A great book, but is a Pigouvian tax a nudge?

Post date: Jul 09, 2014 3:59:2 PM

I finally got around to reading Nudge by Richard Thaler and Cass Sunstein. I had been meaning to read it for a while and actually read several books that touched on behavioral economics (e.g., The Why Axis, Thinking Fast and Slow) that were obviously motivated by the success of Nudge. I’d say it was perfectly written for a pop economics book, and highly recommend it for anyone with an interest in improving public policy.

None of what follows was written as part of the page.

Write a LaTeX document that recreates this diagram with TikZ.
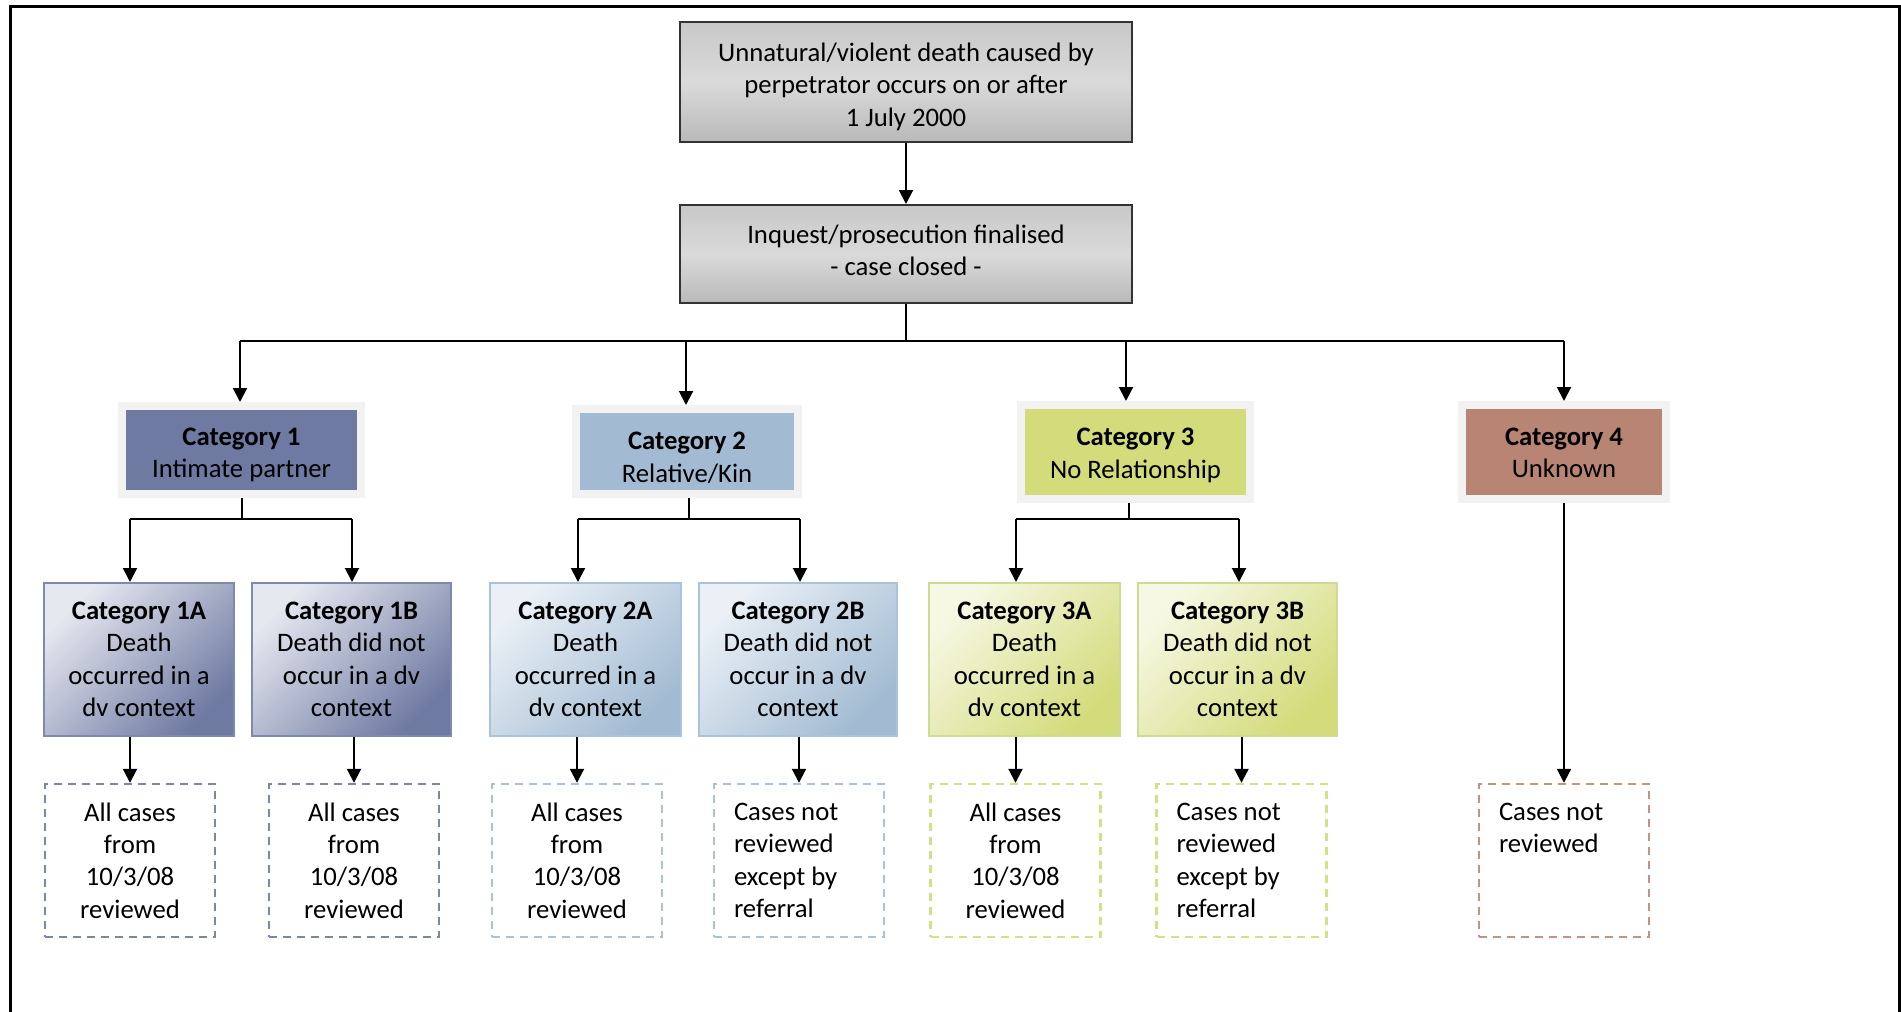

An underlining part of Nudge is that standard economics assumes people are econs (i.e., rational), while many experiments in psychology and behavioral economics have shown that in many instances people are instead humans (i.e., prone to many cognitive bias that influence their rationality). Thaler and Sunstein outline what they term libertarian-paternalism and argue that there is room for government (or other organizations) to help humans overcome these cognitive biases through small “nudges”. One example they provide that I liked was with respect to voter turnout. They cited studies that have found that simply asking people the day before an election if they intend to vote increases their likelihood of actually following through on that intent! This is a “priming” nudge. I plan to write a post in the future on possible ways to use nudges to increase voter turnout in Canada. They focus a lot on default options and how choices within policies are framed. An example here is organ donation, Canada and the US are currently on an opt-in organ donation system, and Thaler and Sunstein compare this to Europe where many countries have switched to an opt-out organ donation system and have much higher donation rates (a friend of mine from high school is co-leading a campaign to switch Canada to an opt-out system). In a nut shell, Thaler and Sunstein argue for paternalistic nudges that preserve choice while making people better off.

One thing I found surprising, however, and is what motivated this blog post, is in their chapter on nudges for saving the planet. They do talk about simple ways to make information disclosure effective at helping people make better energy choices. However, where they kind of lost me is when they start advocating for market based environmental policy instruments (Cap and Trade, Pigouvian taxes) over traditional government regulation. As an environmental economist I obviously agree with them that environmental taxes and tradable permits are preferable to many environmental regulations, and with a wicked environmental problem like climate change, they are workable whereas Coasian bargaining is not. Even many libertarians, not just the paternalistic ones, have also made similar arguments (Jonathan Adler does here). What I am getting at here is that I don’t really see how a carbon tax fits as a nudge? Most of the other policies that Thaler and Sunstein put forward are (arguably) small interventions and often just changes in “choice architecture” to take into account (or take advantage of) cognitive biases. A carbon tax on the other hand is a government implemented increase in the relative price of carbon intensive goods and services to account for external effects. I don’t see the cognitive bias here; people are arguably acting rationally by not reducing their emissions in the absence of a tax because of the free-rider problem. To put it in the language of Thaler and Sunstein, people are actually acting like econs!

I can see how a carbon tax could fit with libertarian-paternalism; it is a paternalistic policy that preserves choice more-so than alternative policies. However, I just don’t see it as a nudge. A carbon tax isn’t a nudge, it’s just standard economics.